SATA is the acronym of “Serial Advanced Technology Attachment” alias “Serial ATA”. There is a misconception that SATA refers to a type of computer hard drive. It’s wrong!!! Actually SATA refers to the serial bus connecting the mass storage devices like hard drives and host control adapters say, motherboard. When the days moved the hard drive using SATA type busses were called SATA hard drive. The predecessor of SATA is PATA (Parallel Advanced Technology Attachment).

The SATA technology showed several advantages over PATA such as reduced cable size, high-speed data transfer and hot plugging. These SATA serial busses has only 7 conductors and indulged power supply to send the data but the PATA serial busses has nearly 40 conductors and a separate power supply to the hard drives. The SATA-IO group is completely responsible for the SATA technology upgradation and legal releases.

The power to hard drive comes in as a 15 pin connector via SATA which helps the user to avoid force fitting of SATA busses. You may ask that if SATA is all about cables and connectors means then why is not used in laptop hard drives. Again it’s a reroute, SATA is the technology used that transfers data bits. SATA is used in laptop hard drives too. The main variant is instead of a long lengthy cable the ends of hard drive and motherboard is connected directly.
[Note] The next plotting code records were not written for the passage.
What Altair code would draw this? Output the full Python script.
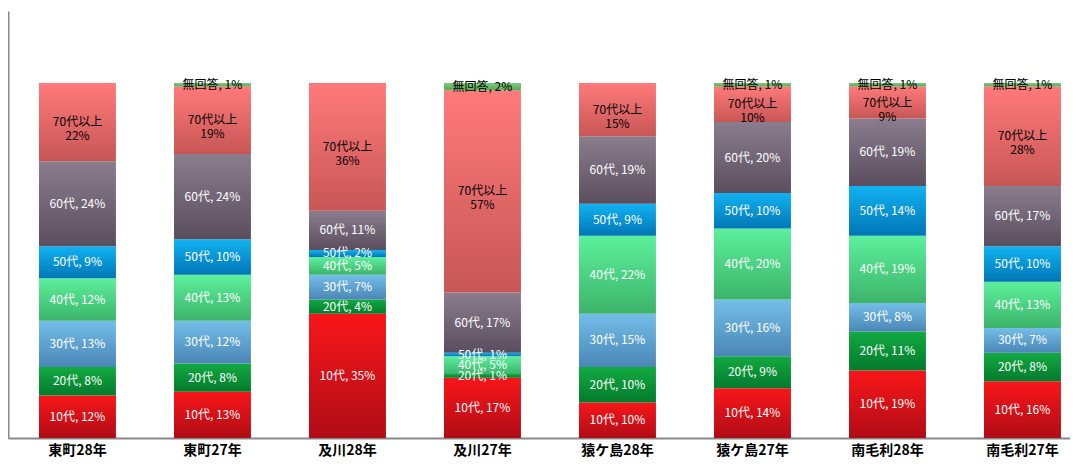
import altair as alt
import pandas as pd

areas = ["東町28年", "東町27年", "及川28年", "及川27年", "猿ケ島28年", "猿ケ島27年", "南毛利28年", "南毛利27年"]
ages = ["10代", "20代", "30代", "40代", "50代", "60代", "70代以上", "無回答"]
v10 = [12, 13, 35, 17, 10, 14, 19, 16]
v20 = [8, 8, 4, 1, 10, 9, 11, 8]
v30 = [13, 12, 7, 0, 15, 16, 8, 7]
v40 = [12, 13, 5, 5, 22, 20, 19, 13]
v50 = [9, 10, 2, 1, 9, 10, 14, 10]
v60 = [24, 24, 11, 17, 19, 20, 19, 17]
v70 = [22, 19, 36, 57, 15, 10, 9, 28]
vna = [0, 1, 0, 2, 0, 1, 1, 1]
series = [v10, v20, v30, v40, v50, v60, v70, vna]

grad_stops = {
    "10代": ("#f81619", "#b00c16"),
    "20代": ("#12aa42", "#047a2c"),
    "30代": ("#74bee8", "#4a86b6"),
    "40代": ("#5cf09c", "#3cb46a"),
    "50代": ("#12b2f2", "#0076b6"),
    "60代": ("#8a7e8e", "#5a4e5e"),
    "70代以上": ("#ff7a7a", "#c85656"),
    "無回答": ("#7ccc7c", "#58a858"),
}

rows = []
for i, age in enumerate(ages):
    for j, area in enumerate(areas):
        v = series[i][j]
        if age == "70代以上":
            label = f"{age}\n{v}%"
        else:
            label = f"{age}, {v}%"
        rows.append({
            "area": area,
            "age": age,
            "order": i,
            "value": v,
            "label": label,
            "tc": "#000000" if age in ("70代以上", "無回答") else "#ffffff",
        })
df = pd.DataFrame(rows)

FONT = "Noto Sans CJK JP"

x_enc = alt.X(
    "area:N",
    sort=areas,
    title=None,
    scale=alt.Scale(paddingInner=0.43, paddingOuter=0.1483, align=0.774),
    axis=alt.Axis(
        labelAngle=0, ticks=False, labelFontWeight="bold", labelFontSize=14,
        labelColor="#000000", labelFont=FONT, labelPadding=5,
        domainColor="#888888", domainWidth=2,
    ),
)
y_scale = alt.Scale(domain=[0, 120.3], nice=False)
y_axis = alt.Axis(labels=False, ticks=False, grid=False, title=None,
                  domainColor="#888888", domainWidth=2)

base = alt.Chart(df).transform_stack(
    stack="value", groupby=["area"], sort=[alt.SortField("order", order="ascending")],
    as_=["y0", "y1"],
)

layers = []
for age in ages:
    top, bot = grad_stops[age]
    g = alt.Gradient(
        gradient="linear", x1=0, y1=0, x2=0, y2=1,
        stops=[alt.GradientStop(color=top, offset=0), alt.GradientStop(color=bot, offset=1)],
    )
    layers.append(
        base.transform_filter(alt.datum.age == age)
        .mark_bar(color=g)
        .encode(
            x=x_enc,
            y=alt.Y("y0:Q", scale=y_scale, axis=y_axis),
            y2="y1:Q",
        )
    )

text = (
    base.transform_filter(alt.datum.value > 0)
    .transform_calculate(mid="(datum.y0 + datum.y1) / 2")
    .mark_text(font=FONT, fontSize=12, lineBreak="\n", baseline="middle", align="center")
    .encode(
        x=x_enc,
        y=alt.Y("mid:Q", scale=y_scale, axis=y_axis),
        text="label:N",
        color=alt.Color("tc:N", scale=None),
    )
)

chart = (
    alt.layer(*layers, text)
    .properties(
        width=1062, height=427,
        autosize=alt.AutoSizeParams(type="none"),
        padding={"left": 0, "top": 3, "right": 0, "bottom": 20},
        background="#ffffff",
    )
    .configure_view(stroke=None)
)

chart.save("out.html", embed_options={"renderer": "svg", "actions": False})
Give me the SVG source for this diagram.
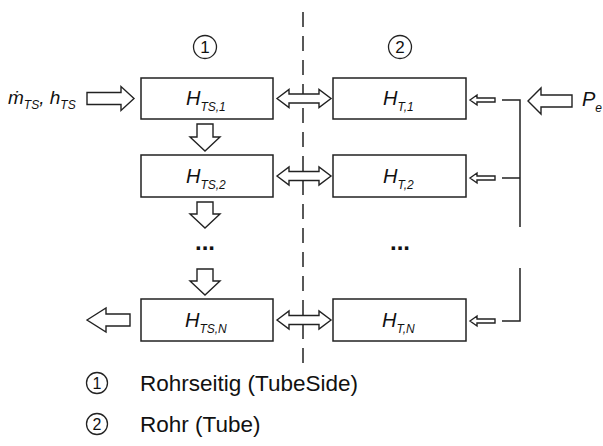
<svg xmlns="http://www.w3.org/2000/svg" width="603" height="446" viewBox="0 0 603 446">
<style>
.box{fill:#fff;stroke:#222;stroke-width:1.5}
.arr{fill:#fff;stroke:#222;stroke-width:1.4;stroke-linejoin:miter}
.ln{fill:none;stroke:#222;stroke-width:1.5}
.dash{fill:none;stroke:#222;stroke-width:1.5;stroke-dasharray:15 9}
.t{font-family:"Liberation Sans",Arial,sans-serif;fill:#111}
.it{font-style:italic}
.h{font-size:20px}
.sub{font-size:12px}
.num{font-size:17px}
.leg{font-size:22.5px}
.dots{font-size:24px;font-weight:bold}
.circ{fill:none;stroke:#222;stroke-width:1.3}
</style>
<rect width="603" height="446" fill="#fff"/>
<g id="connectors">
  <line class="dash" x1="303" y1="12" x2="303" y2="366"/>
  <path class="arr" d="M277,98.5 L289,89.5 L289,94 L319,94 L319,89.5 L331,98.5 L319,107.5 L319,103 L289,103 L289,107.5 Z"/>
  <path class="arr" d="M277,176 L289,167 L289,171.5 L319,171.5 L319,167 L331,176 L319,185 L319,180.5 L289,180.5 L289,185 Z"/>
  <path class="arr" d="M277,320 L289,311 L289,315.5 L319,315.5 L319,311 L331,320 L319,329 L319,324.5 L289,324.5 L289,329 Z"/>
  <path class="arr" d="M87,98.5 L87,92.5 L121,92.5 L121,86.5 L134,98.5 L121,110.5 L121,104.5 L87,104.5 Z"/>
  <path class="arr" d="M197,124 L213,124 L213,137 L220,137 L205,151 L190,137 L197,137 Z"/>
  <path class="arr" d="M197,202 L213,202 L213,214 L220,214 L205,228 L190,214 L197,214 Z"/>
  <path class="arr" d="M197,269 L213,269 L213,281 L220,281 L205,295 L190,281 L197,281 Z"/>
  <path class="arr" d="M87,320 L106,308 L106,314 L130,314 L130,326 L106,326 L106,332 Z"/>
  <path class="arr" d="M470,100 L477,95 L477,98 L495,98 L495,102 L477,102 L477,105 Z"/>
  <path class="arr" d="M470,178 L477,173 L477,176 L495,176 L495,180 L477,180 L477,183 Z"/>
  <path class="arr" d="M470,321 L477,316 L477,319 L495,319 L495,323 L477,323 L477,326 Z"/>
  <path class="ln" d="M502,100 H520 V227 M502,178 H520 M520,268 V321 H502"/>
  <path class="arr" d="M528,101 L541,88 L541,95 L572,95 L572,107 L541,107 L541,114 Z"/>
</g>
<g id="n-ts1"><rect class="box" x="141" y="78" width="132" height="41"/>
  <text class="t it h" x="186" y="105">H<tspan class="sub" dy="6">TS,1</tspan></text></g>
<g id="n-ts2"><rect class="box" x="141" y="155" width="132" height="42"/>
  <text class="t it h" x="186" y="183">H<tspan class="sub" dy="6">TS,2</tspan></text></g>
<g id="n-tsn"><rect class="box" x="141" y="299" width="132" height="42"/>
  <text class="t it h" x="185" y="327">H<tspan class="sub" dy="6">TS,N</tspan></text></g>
<g id="n-t1"><rect class="box" x="333" y="78" width="133" height="41"/>
  <text class="t it h" x="383" y="105">H<tspan class="sub" dy="6">T,1</tspan></text></g>
<g id="n-t2"><rect class="box" x="333" y="155" width="133" height="42"/>
  <text class="t it h" x="383" y="183">H<tspan class="sub" dy="6">T,2</tspan></text></g>
<g id="n-tn"><rect class="box" x="333" y="299" width="133" height="42"/>
  <text class="t it h" x="382" y="327">H<tspan class="sub" dy="6">T,N</tspan></text></g>
<g id="labels">
  <circle class="circ" cx="205" cy="47" r="11.5"/>
  <text class="t num" x="205" y="53" text-anchor="middle">1</text>
  <circle class="circ" cx="400" cy="47" r="11.5"/>
  <text class="t num" x="400" y="53" text-anchor="middle">2</text>
  <text class="t dots" x="205" y="250" text-anchor="middle">...</text>
  <text class="t dots" x="400" y="250" text-anchor="middle">...</text>
  <text class="t it" x="8" y="104" font-size="19">ṁ<tspan class="sub" dy="5">TS</tspan><tspan dy="-5">, h</tspan><tspan class="sub" dy="5">TS</tspan></text>
  <text class="t it" x="582" y="106" font-size="20">P<tspan class="sub" dy="6">e</tspan></text>
</g>
<g id="legend">
  <circle class="circ" cx="97" cy="383" r="10.5"/>
  <text class="t" x="97" y="389" text-anchor="middle" font-size="16">1</text>
  <text class="t leg" x="140" y="391">Rohrseitig (TubeSide)</text>
  <circle class="circ" cx="97" cy="424" r="10.5"/>
  <text class="t" x="97" y="430" text-anchor="middle" font-size="16">2</text>
  <text class="t leg" x="140" y="432">Rohr (Tube)</text>
</g>
</svg>
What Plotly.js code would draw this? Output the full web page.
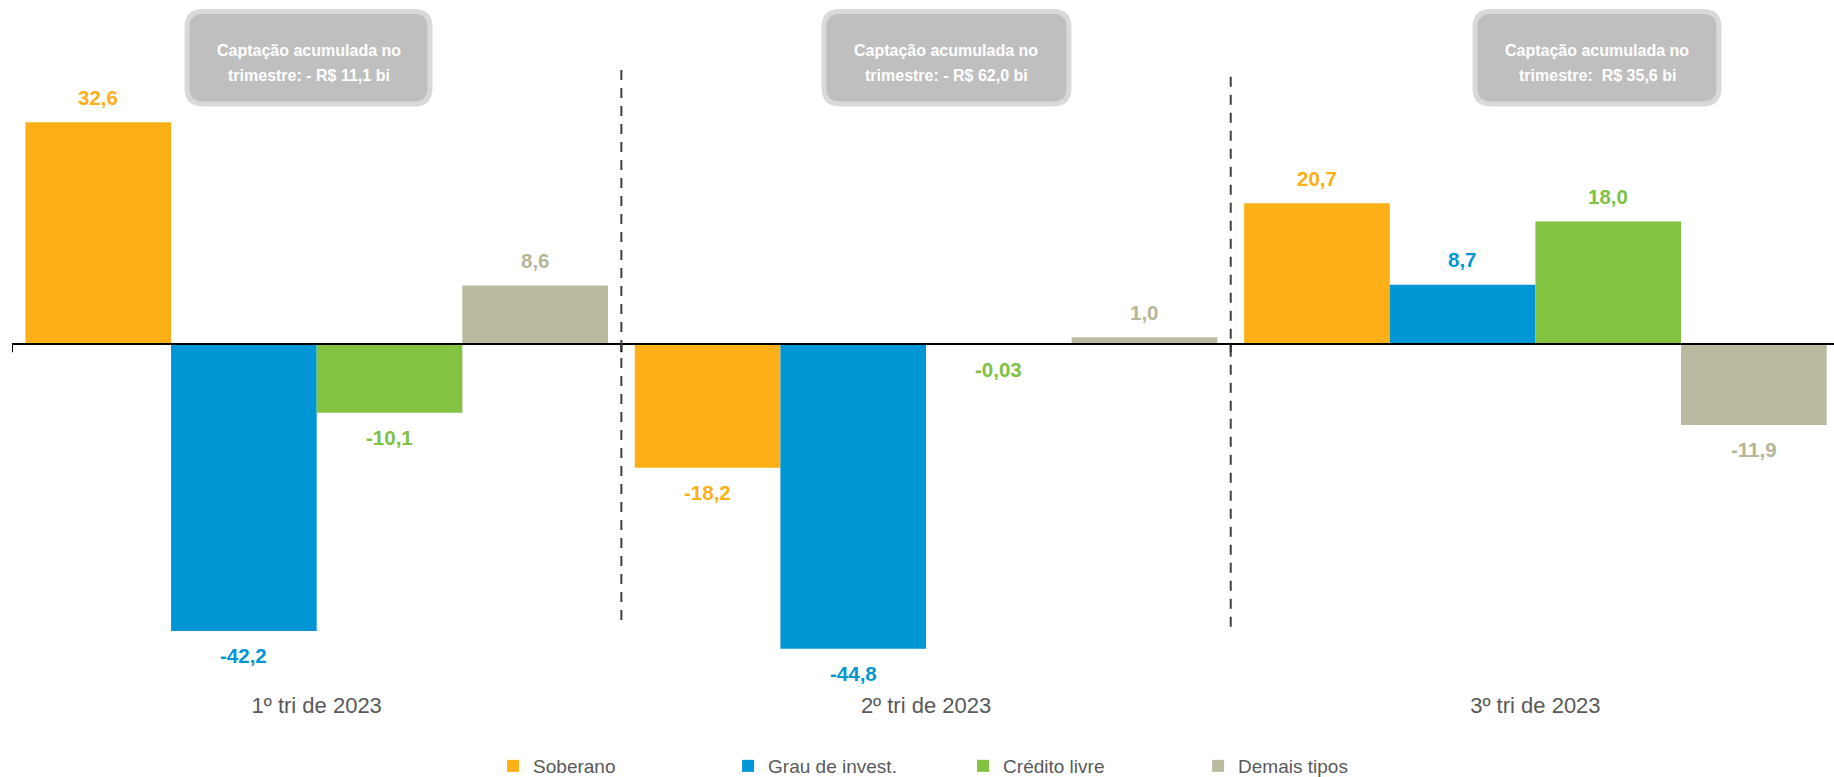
<!DOCTYPE html>
<html>
<head>
<meta charset="utf-8">
<script src="https://cdn.plot.ly/plotly-3.0.1.min.js"></script>
<style>html,body{margin:0;padding:0;background:#fff;}#chart{width:1834px;height:777px;}</style>
</head>
<body>
<div id="chart"></div>
<script>
// ---- data ----
const categories = ["1º tri de 2023", "2º tri de 2023", "3º tri de 2023"];
const seriesNames = ["Soberano", "Grau de invest.", "Crédito livre", "Demais tipos"];
const soberano = [32.6, -18.2, 20.7];
const grauInvest = [-42.2, -44.8, 8.7];
const creditoLivre = [-10.1, -0.03, 18.0];
const demaisTipos = [8.6, 1.0, -11.9];
const boxLine1 = ["Captação acumulada no", "Captação acumulada no", "Captação acumulada no"];
const boxLine2 = ["trimestre: - R$ 11,1 bi", "trimestre: - R$ 62,0 bi", "trimestre:\u00a0 R$ 35,6 bi"];

// ---- styles ----
const colors = ["#FCAF17", "#0096D6", "#82C341", "#BABAA0"];
const labelColors = ["#FCAF17", "#0096D6", "#7DC242", "#B5B598"];
const FONT = "Liberation Sans, Arial, sans-serif";
const seriesValues = [soberano, grauInvest, creditoLivre, demaisTipos];

const W = 1834, H = 777;
const M = {l: 12, r: 0, t: 20, b: 87};
const PW = W - M.l - M.r, PH = H - M.t - M.b;
const px2x = p => (p - M.l) / PW;
const px2y = p => 1 - (p - M.t) / PH;

const bargap = 0.044;
const nS = seriesValues.length;
const barW = (1 - bargap) / nS;

function fmt(v) {
  const s = (Math.abs(v) < 0.1 && v !== 0) ? v.toFixed(2) : v.toFixed(1);
  return s.replace('.', ',');
}

const traces = seriesValues.map((vals, i) => ({
  type: 'bar',
  name: seriesNames[i],
  x: categories,
  y: vals,
  marker: {color: colors[i]},
  hoverinfo: 'skip'
}));

const annotations = [];
seriesValues.forEach((vals, i) => {
  vals.forEach((v, c) => {
    annotations.push({
      xref: 'x', yref: 'y',
      x: c + (i - (nS - 1) / 2) * barW,
      y: v,
      yshift: v >= 0 ? 25 : -25,
      text: '<b>' + fmt(v) + '</b>',
      showarrow: false,
      font: {family: FONT, size: 20.5, color: labelColors[i]},
      xanchor: 'center', yanchor: 'middle'
    });
  });
});

// annotation boxes (pixel layout -> paper)
const boxes = [[187, 430], [824, 1069], [1475, 1719]];
const boxTop = 11.5, boxBot = 104, rad = 16;
const shapes = [];
boxes.forEach((b, k) => {
  const [x0, x1] = b, y0 = boxTop, y1 = boxBot;
  const P = (x, y) => px2x(x).toFixed(5) + ',' + px2y(y).toFixed(5);
  const path = 'M' + P(x0 + rad, y0) + ' L' + P(x1 - rad, y0) +
    ' Q' + P(x1, y0) + ' ' + P(x1, y0 + rad) +
    ' L' + P(x1, y1 - rad) +
    ' Q' + P(x1, y1) + ' ' + P(x1 - rad, y1) +
    ' L' + P(x0 + rad, y1) +
    ' Q' + P(x0, y1) + ' ' + P(x0, y1 - rad) +
    ' L' + P(x0, y0 + rad) +
    ' Q' + P(x0, y0) + ' ' + P(x0 + rad, y0) + ' Z';
  shapes.push({type: 'path', xref: 'paper', yref: 'paper', path: path,
    fillcolor: '#BFBFBF', line: {color: '#D9D9D9', width: 5}, layer: 'above'});
  const cx = px2x((x0 + x1) / 2);
  annotations.push({xref: 'paper', yref: 'paper', x: cx, y: px2y(51), text: '<b>' + boxLine1[k] + '</b>',
    showarrow: false, xanchor: 'center', yanchor: 'middle', font: {family: FONT, size: 16, color: '#FFFFFF'}});
  annotations.push({xref: 'paper', yref: 'paper', x: cx, y: px2y(75), text: '<b>' + boxLine2[k] + '</b>',
    showarrow: false, xanchor: 'center', yanchor: 'middle', font: {family: FONT, size: 16, color: '#FFFFFF'}});
});

// zero axis line with boundary ticks
shapes.push({type: 'line', xref: 'paper', yref: 'y', x0: 0, x1: 1, y0: 0, y1: 0,
  line: {color: '#000000', width: 2}, layer: 'above'});
[-0.5, 0.5, 1.5].forEach(xb => {
  shapes.push({type: 'line', xref: 'x', yref: 'y', x0: xb, x1: xb, y0: 0, y1: -1.2,
    line: {color: '#000000', width: 2}, layer: 'above'});
});
// dashed separators
shapes.push({type: 'line', xref: 'x', yref: 'y', x0: 0.5, x1: 0.5, y0: 40.3, y1: -40.6,
  line: {color: '#404040', width: 2, dash: '10px,8px'}});
shapes.push({type: 'line', xref: 'x', yref: 'y', x0: 1.5, x1: 1.5, y0: 39.3, y1: -41.8,
  line: {color: '#404040', width: 2, dash: '10px,8px'}});

const layout = {
  width: W, height: H,
  margin: {l: M.l, r: M.r, t: M.t, b: M.b, autoexpand: false},
  paper_bgcolor: '#FFFFFF', plot_bgcolor: '#FFFFFF',
  barmode: 'group', bargap: bargap, bargroupgap: 0,
  font: {family: FONT, color: '#595959'},
  xaxis: {type: 'category', range: [-0.5, 2.49], showgrid: false, zeroline: false, showline: false,
    ticks: '', tickfont: {family: FONT, size: 22, color: '#595959'}, fixedrange: true},
  yaxis: {range: [-50.88, 47.65], showgrid: false, zeroline: false, showline: false,
    showticklabels: false, ticks: '', fixedrange: true},
  showlegend: true,
  legend: {orientation: 'h', x: 0.522, xanchor: 'center', y: px2y(766), yanchor: 'middle',
    entrywidth: 190, entrywidthmode: 'pixels',
    font: {family: FONT, size: 19, color: '#595959'}, bgcolor: 'rgba(0,0,0,0)'},
  shapes: shapes,
  annotations: annotations
};

Plotly.newPlot('chart', traces, layout, {displayModeBar: false, staticPlot: true});
</script>
</body>
</html>
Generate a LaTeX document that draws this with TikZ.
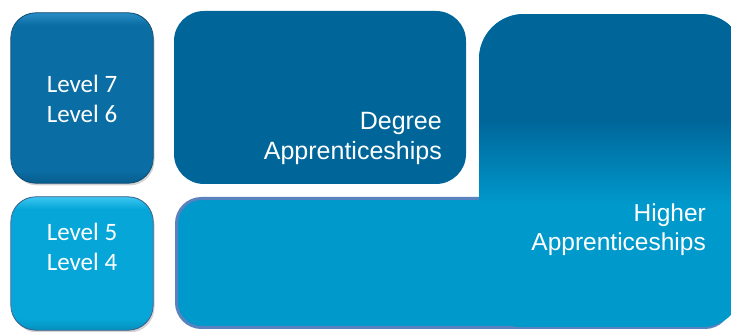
\documentclass[tikz,border=0pt]{standalone}
\usepackage{fontspec}
\newfontfamily\calib{Carlito}
\newfontfamily\arialf{Liberation Sans}
\usetikzlibrary{shadows}
\definecolor{dkblue}{HTML}{00669A}
\definecolor{ltblue}{HTML}{0099CC}
\definecolor{bordblue}{HTML}{5A82BE}
\definecolor{lvlsev}{HTML}{0A6DA4}
\definecolor{lvlsevhi}{HTML}{2A8CC4}
\definecolor{lvlsevdk}{HTML}{075C8C}
\definecolor{lvlsevln}{HTML}{0A4A72}
\definecolor{lvlfiv}{HTML}{06A7D8}
\definecolor{lvlfivhi}{HTML}{3CC6F0}
\definecolor{lvlfivdk}{HTML}{0590BD}
\definecolor{lvlfivln}{HTML}{3A5C8C}
\begin{document}
\begin{tikzpicture}[x=1pt,y=1pt,
  lvlbox/.style={rectangle, rounded corners=25pt, inner sep=0pt, minimum width=142pt,
    drop shadow={shadow xshift=1.5pt,shadow yshift=-2.5pt,opacity=.35}},
  lvltext/.style={text=white, align=center, font=\calib\fontsize{25}{30.5}\selectfont},
  apptext/.style={text=white, align=right, inner sep=0pt, anchor=north east}]
\useasboundingbox (0,0) rectangle (731,332);

% Level 7 / 6 box
\node[lvlbox, fill=lvlsev, minimum height=170pt] (lvlhi) at (82,234) {};
\begin{scope}
  \clip[rounded corners=25pt] (lvlhi.south west) rectangle (lvlhi.north east);
  \shade[top color=lvlsevhi, bottom color=lvlsev] ([yshift=-12pt]lvlhi.north west) rectangle (lvlhi.north east);
  \shade[top color=lvlsev, bottom color=lvlsevdk] (lvlhi.south west) rectangle ([yshift=12pt]lvlhi.south east);
\end{scope}
\draw[lvlsevln, line width=0.8pt, rounded corners=25pt] (lvlhi.south west) rectangle (lvlhi.north east);
\node[lvltext] (txthi) at (82,233) {Level 7\\Level 6};

% Level 5 / 4 box
\node[lvlbox, fill=lvlfiv, minimum height=133pt] (lvllo) at (82,68.5) {};
\begin{scope}
  \clip[rounded corners=25pt] (lvllo.south west) rectangle (lvllo.north east);
  \shade[top color=lvlfivhi, bottom color=lvlfiv] ([yshift=-12pt]lvllo.north west) rectangle (lvllo.north east);
  \shade[top color=lvlfiv, bottom color=lvlfivdk] (lvllo.south west) rectangle ([yshift=12pt]lvllo.south east);
\end{scope}
\draw[lvlfivln, line width=0.8pt, rounded corners=25pt] (lvllo.south west) rectangle (lvllo.north east);
\node[lvltext] (txtlo) at (82,85) {Level 5\\Level 4};

% Degree box
\node[rectangle, rounded corners=30pt, fill=dkblue, minimum width=292pt, minimum height=173pt, inner sep=0pt] (degree) at (320,234.5) {};
\node[apptext, font=\arialf\fontsize{25}{30}\selectfont] (degtext) at (442,220) {Degree\\Apprenticeships};

% Bottom wide box
\draw[bordblue, fill=ltblue, line width=3pt, rounded corners=25pt] (176.5,4.5) rectangle (730,133.5);

% Higher box with gradient
\begin{scope}
  \clip[rounded corners=45pt] (479,4.5) rectangle (745,318);
  \fill[ltblue] (479,4.5) rectangle (745,318);
  \fill[dkblue] (479,212) rectangle (745,318);
  \shade[top color=dkblue, bottom color=ltblue] (479,127) rectangle (745,212);
\end{scope}
\node[apptext, font=\arialf\fontsize{24.5}{28.5}\selectfont] (hightext) at (706,128) {Higher\\Apprenticeships};
\end{tikzpicture}
\end{document}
The SATA serial bus ensures data transfer between three different OSI layers Physical layer, link layer and transport layer. In order to keep its standard up many upgraded versions are released increasing its data transfer rate. The so far released version and their transfer rates are given below :

  • SATA 1.0 – 150 Mbps
  • SATA 2.0 – 300 Mbps
  • SATA 3.0 – 600 Mbps

Apart from this SATA 3.1 and 3.2 was released but they didn’t focus on data transfer rates. Instead SATA 3.1 is upgraded to support the evolving hard drive technology Solid State Drives, which made a revolution in mobile storage technology and the SATA 3.2 moved one step forward and provided support to the micro SSD (Solid state disks) which is now called as the memory cards.

Apart from the versions there are some notable sub inventions also available. They are eSATA, eSATAp and mSATA. The eSATA is developed to target the external storage devices. The eSATAp is a combination of SATA and USB 2.0 to give support to the external CD/DVD burners and using SSD for external storage spaces. The mSATA is called mini SATA developed to support the PC’s that requires shrunken SSD’s for compatibility.

Though the wide used SATA has been evolved still there are some draw backs too. The most spoken problems are...

  • During the high-speed data transfer if the length of the bus is larger, there occurs a considerable interference in the data.
  • Though all forms of SATA supports hot swapping, eSATA needs support from operating system, host devices like hard drives and host controllers. If any of it fails to synchronize on hot swapping it results in a consistent damage to hardware or software.

The future of SATA technology is in the hands of fiber optics. The hurdles that stand in the middle are ductility; physical size and supporting medium. In using fiber optics these things are not supportable by the storage and other devices employing SATA.